Вместе с тем все, о чем шла речь, перестает быть проблемой только лишь тела (хотя и это уже очень много), но вырастает в проблему личности, если под последней понимать целокупное соединение начала духовного и телесного. Для того чтобы избежать той катастрофы, к которой неминуемо ведет логика «пищеварительного сюжета», необходимо убрать, смягчить последнее звено, каким-то образом «забыть» о нем. Если предположить, что Гоголь прочувствовал, понял, может быть интуитивно, смысл этой логики, те разрушительные последствия, которые она несет, то он не мог не искать выхода из сложившегося положения. Нужно было как-то пригасить власть желудка (а вместе с ним и поглощающего мир зрения), ослабить их силу, заменив чем-то другим – обнадеживающим и спасительным: для того чтобы спасти мир, надо было перестать его проглатывать.
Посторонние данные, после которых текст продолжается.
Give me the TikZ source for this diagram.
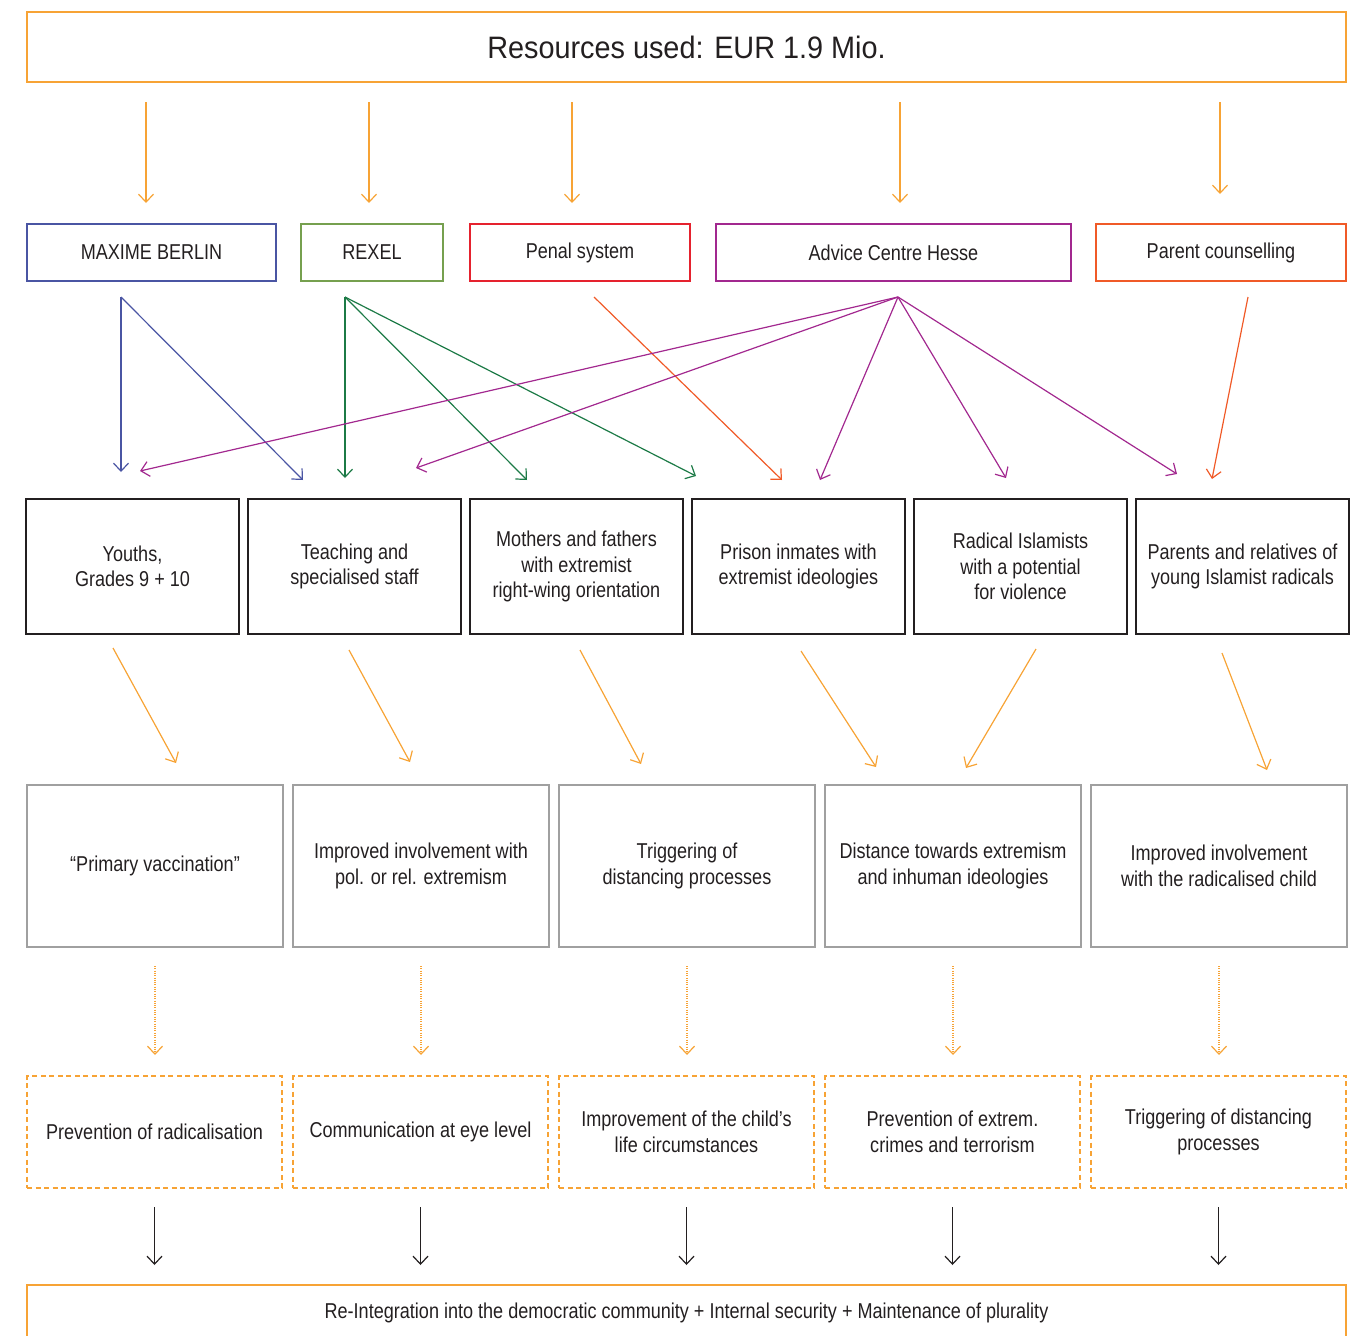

То, как Гоголь решил эту задачу в финале своей жизни, не требует дополнительных изъяснений: из чревоугодника он превратился в аскета, уморил себя голодом. А в тексте? Переустройство телесного самоощущения, смена бытийных приоритетов (или предвосхищение этой смены) не могли не отразиться на принципах гоголевской поэтики. Причем речь идет не столько об очевидной перемене в тематике и жанре в «Избранных местах из переписки с друзьями» или «Размышлениях о Божественной литургии», сколько об изменениях в построении собственно «художественных» сочинений, их структуры и повествовательных подробностей.